Younger people, aged 30 and under, appear to have the highest awareness of gender pay and the strongest belief that a gender pay gap exists within the organisation they work for. Employees in the social care and charity sectors have the highest awareness and transparency around pay, 46 percent and 43 percent respectively, compared to just 18 percent for insurance and pensions and 21 percent for environment and agriculture. The actual organisational gender pay gap is perceived to be greatest among survey respondents in insurance & pensions, 49 percent, and media, 45 percent. However, they may be confused between the issues of unequal pay between genders, and those associated with looking at the averages produced by the Government’s Gender Pay Reporting.

Inevitably, and quite rightly, this type of reporting will extend the discussion beyond just being about pay and into discussions about equality of opportunities and treatment. For example, 13 of the FTSE100 CEOs are men called Dave or Steve compared to just seven being women and recent government data found that four times more men than women are in Britain’s highest paid jobs. This data also found a significant gender disparity amongst those earning six-figure incomes, with 681,000 men earning £100,000 or more in 2015-16 compared with 179,000 women.

I am not levelling criticism at the Government because this was something that needed to have a light shone on it, but their mandated reporting requirements could have gone further. The reality is that employers shouldn’t have to wait for the Government to mandate action which forces them to respond. Employers should already provide governance and assurance that their employment policies are “fit for purpose” and being applied fairly and effectively.
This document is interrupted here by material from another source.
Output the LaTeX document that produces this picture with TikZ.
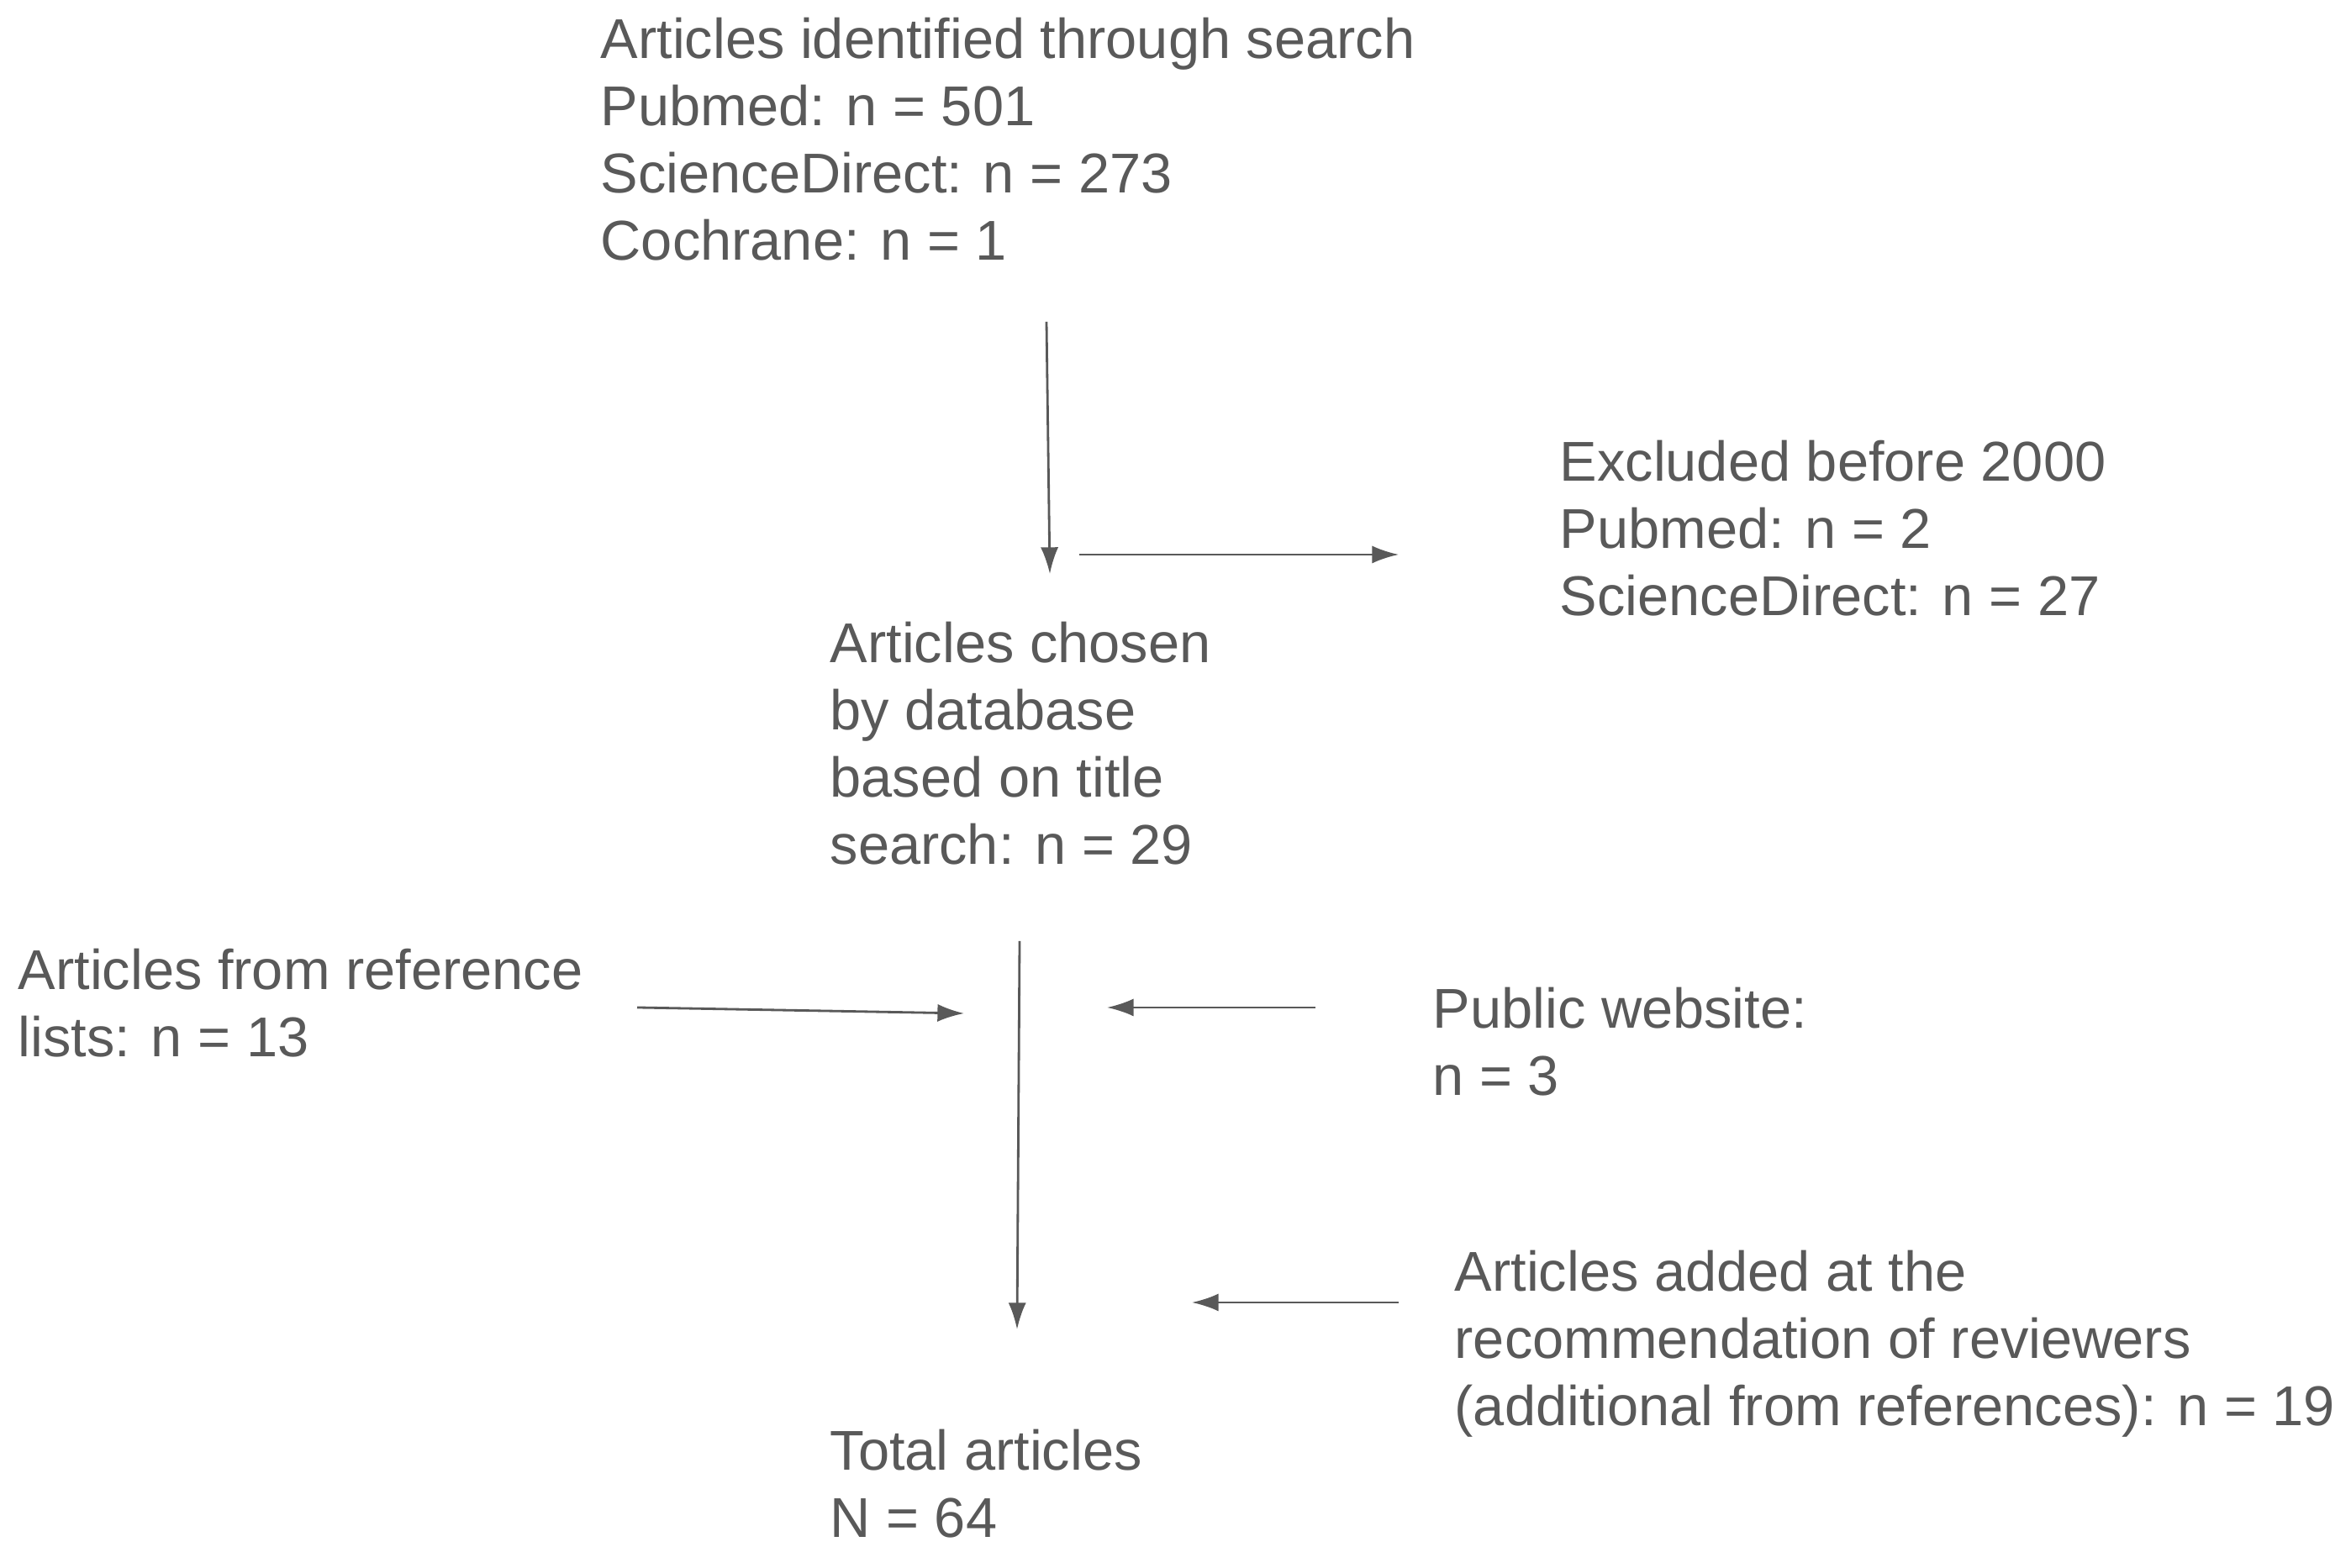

Gender is just one demographic dimension of the workforce. What is next?
Despite the fact that Brexit means we will be leaving the European Union, the biggest demographic change in the UK going forward will be in ethnicity. By the next General Election in 2022, the White British demographic, aged 16-64, will for the first time make up less than three quarters of the UK population, with ethnic minorities making up a significantly increased 16.3 percent. Attracting ethnic minority talent will become a key battleground for UK employers. It would not be a surprising to see an increased push on employment reporting for this group, increasing their management representation in UK business and pay reporting by ethnicity as well as by gender. However, there is another element of diversity that all employers should be interested in as the value for any employer extends into inclusivity. People should be themselves at work and differences in background, belief values, knowledge, skills and ways of working embraced, to avoid “Group Think” and challenge and strive to achieve the best solution.

Understanding your gender pay gap is a good starting point for employers. However, using HR metrics and other employment data you have at your disposal is key to really understanding the employment journey. It could also improve your ability to attract, develop and retain top talent, and the health and the strength of your employment model and value proposition. For your employees to be a key differentiator and competitive advantage, you have to stand out from your competitors. Our focus at Barnett Waddingham is to create healthy employment and long term sustainable business success for clients.